Thursday, December 3, 2015
Advent and Anticipation of our Daughter's Wedding
This Advent, however, anticipation is not something I have to imaginatively work at or mindfully develop. During this Advent season, on December 19, to be exact, our daughter Molly will be married. We've got boatloads of anticipation. Our hands are full of preparations. Everyone in the Hay clan is getting ready for the big day and the joy it will bring.
What a combination: preparation for Molly's wedding and preparing for Christmas. Both call for lots of external activity. Making lists, checking them twice. But both, just as much, call for a preparation of the heart. While I am working down the checklists and activities for the wedding and Christmas, I am very much aware that I need to be preparing my heart, too.
I remember my lack of internal preparation for our oldest child Abby's wedding and marriage six years ago. I thought I was ready. I waltzed through all the arrangements quite readily. Everything was falling into place just fine. But when the week of the wedding came, I experienced feelings I'd never experienced before--feelings that perhaps only fathers of the bride of a firstborn can know. While I was full of anticipation and prepared externally, a knot developed in my throat and heart that I couldn't quite shake and still can't quite describe. I was both joyful and sorrowful, both happy and sad. When people asked me what was wrong, all I could muster was: "Nothing's wrong. It's all wonderful. But this must be what it feels like to let go of your child." I walked through my part in Abby and Alex's beautiful wedding in a bit of a daze. I feel its surreal emotions even as I reflect on it and write this.

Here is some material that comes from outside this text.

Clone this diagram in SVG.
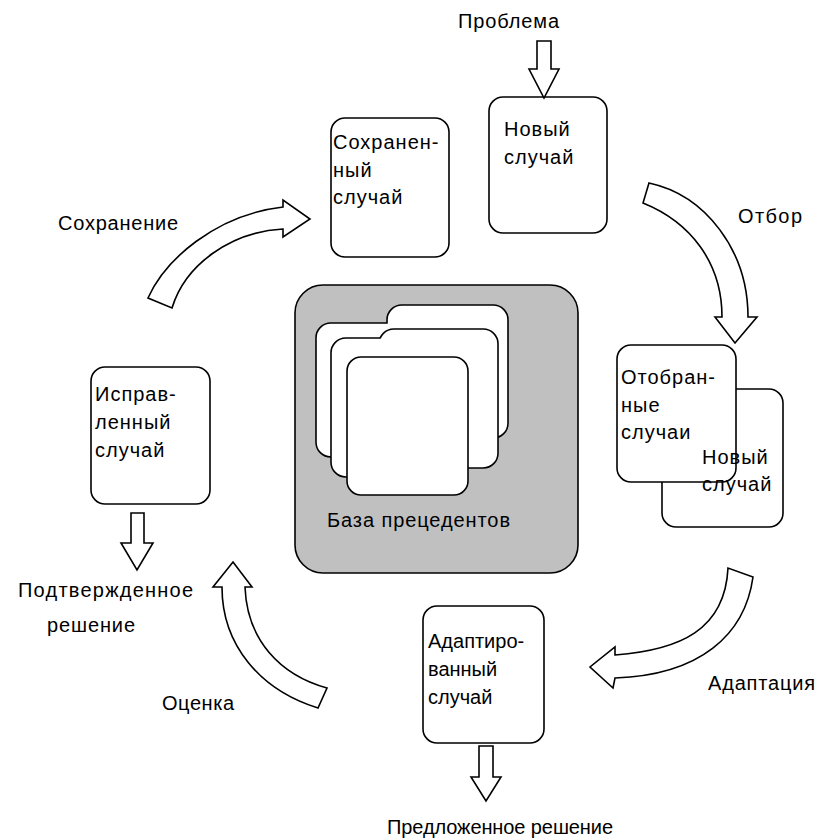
<svg xmlns="http://www.w3.org/2000/svg" width="821" height="839" viewBox="0 0 821 839">
<style>
  text { font-family: "Liberation Sans", Arial, sans-serif; font-size: 20px; fill: #000; }
  .bt { letter-spacing: 1px; }
  .box { fill: #fff; stroke: #000; stroke-width: 1.6; }
  .arr { fill: #fff; stroke: #000; stroke-width: 1.6; stroke-linejoin: miter; }
  .ustroke { fill: none; stroke: #000; stroke-width: 3.2; }
  .ufill { fill: #fff; stroke: none; }
</style>
<rect x="0" y="0" width="821" height="839" fill="#fff"/>

<g id="base">
  <rect x="295" y="285" width="283" height="288" rx="28" fill="#c0c0c0" stroke="#000" stroke-width="1.6"/>
  <g id="cards-back">
    <rect class="ustroke" x="387.8" y="305.8" width="119.4" height="131.4" rx="14"/>
    <rect class="ustroke" x="316.8" y="323.8" width="119.4" height="132.4" rx="14"/>
    <rect class="ufill" x="387.8" y="305.8" width="119.4" height="131.4" rx="14"/>
    <rect class="ufill" x="316.8" y="323.8" width="119.4" height="132.4" rx="14"/>
  </g>
  <g id="cards-mid">
    <rect class="ustroke" x="379.8" y="329.8" width="117.4" height="137.4" rx="14"/>
    <rect class="ustroke" x="331.8" y="338.8" width="118.4" height="137.4" rx="14"/>
    <rect class="ufill" x="379.8" y="329.8" width="117.4" height="137.4" rx="14"/>
    <rect class="ufill" x="331.8" y="338.8" width="118.4" height="137.4" rx="14"/>
  </g>
  <rect class="box" x="347" y="357" width="121" height="138" rx="14"/>
  <text x="327" y="527" textLength="183" lengthAdjust="spacing">База прецедентов</text>
</g>

<g id="saved">
  <rect class="box" x="331" y="118" width="118" height="139" rx="14"/>
  <text class="bt" x="333" y="149">Сохранен-</text>
  <text class="bt" x="333" y="177">ный</text>
  <text class="bt" x="333" y="204">случай</text>
</g>

<g id="new">
  <rect class="box" x="489" y="97" width="118" height="136" rx="14"/>
  <text class="bt" x="504" y="136">Новый</text>
  <text class="bt" x="504" y="164">случай</text>
</g>

<g id="selected">
  <rect class="box" x="662" y="389" width="121" height="138" rx="14"/>
  <rect class="box" x="617" y="345" width="119" height="137" rx="14"/>
  <text class="bt" x="621" y="384">Отобран-</text>
  <text class="bt" x="621" y="412">ные</text>
  <text class="bt" x="621" y="439">случаи</text>
  <text class="bt" x="702" y="464">Новый</text>
  <text class="bt" x="702" y="491">случай</text>
</g>

<g id="revised">
  <rect class="box" x="91" y="367" width="119" height="137" rx="14"/>
  <text class="bt" x="95" y="401">Исправ-</text>
  <text class="bt" x="95" y="429">ленный</text>
  <text class="bt" x="95" y="457">случай</text>
</g>

<g id="adapted">
  <rect class="box" x="423" y="606" width="121" height="137" rx="14"/>
  <text x="428" y="648">Адаптиро-</text>
  <text x="428" y="676">ванный</text>
  <text x="428" y="704">случай</text>
</g>

<g id="labels">
  <text x="458" y="28" textLength="101" lengthAdjust="spacing">Проблема</text>
  <text x="738" y="223" textLength="64" lengthAdjust="spacing">Отбор</text>
  <text x="58" y="230" textLength="120" lengthAdjust="spacing">Сохранение</text>
  <text x="18" y="597" textLength="175" lengthAdjust="spacing">Подтвержденное</text>
  <text x="47" y="632" textLength="88" lengthAdjust="spacing">решение</text>
  <text x="162" y="710" textLength="72" lengthAdjust="spacing">Оценка</text>
  <text x="708" y="690" textLength="107" lengthAdjust="spacing">Адаптация</text>
  <text x="387" y="834" textLength="226" lengthAdjust="spacing">Предложенное решение</text>
</g>

<g id="connectors">
  <path class="arr" d="M537,41 H551 V69 H559 L544,98 L529,69 H537 Z"/>
  <path class="arr" d="M131,513 H144 V543 H153 L137,570 L121,543 H131 Z"/>
  <path class="arr" d="M479,746 H493 V777 H501 L486,801 L471,777 H479 Z"/>
  <path class="arr" d="M649,183 C705,195 748,250 748,317 L757,317 L735,343 L715,317 L722,317 C722,262 690,222 643,203 Z"/>
  <path class="arr" d="M148,298 C165,260 215,215 283,207 L283,200 L310,219 L283,237 L283,229 C230,232 185,265 172,308 Z"/>
  <path class="arr" d="M753,577 C745,635 700,675 615,678 L613,688 L590,667 L615,647 L615,655 C680,650 725,630 728,568 Z"/>
  <path class="arr" d="M233,562 L252,587 L245,587 C247,640 280,675 327,688 L318,708 C260,690 222,645 222,587 L213,587 Z"/>
</g>
</svg>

Whatever it was that hit me that week faded. I guess I got over it. But not quite. It left me with a profound reverence for the marriage Abby and Alex have entered into. It left me with an awe that these things go much deeper and higher than our mere outward preparations. It left me with an appreciation for the sacredness of passages and relationships and life. Truly, none of these things--nothing in life, really--is to be "entered into lightly, but reverently, discreetly, and in the fear of God" (from a wedding ceremony statement I have frequently used).
So, Molly and Jacob's wedding rapidly approaches. We busy ourselves with what we need to do to make it the wedding they have imagined and we all can celebrate together. In the midst of these preparations, I must check my heart. I must take time to be still. To reflect. To Listen. To try to share thoughtful conversations. To be honest with myself and faithful to the emotions that sweep through me. To shape my worries into prayers. To envision the future of blessing that lies before Molly and Jacob and all of us who have a part in their life together. To envision this whole thing as bigger than me, than our family, than Molly and Jacob, than what any of us can think or imagine--to conceive of it as a critical part of a Kingdom and Intention of which we are invited to be a part.
If I do that, or even part of that, or attempt to do part of that, I may be ready come December 19. We'll see. And then...then I can think about getting ready for Christmas.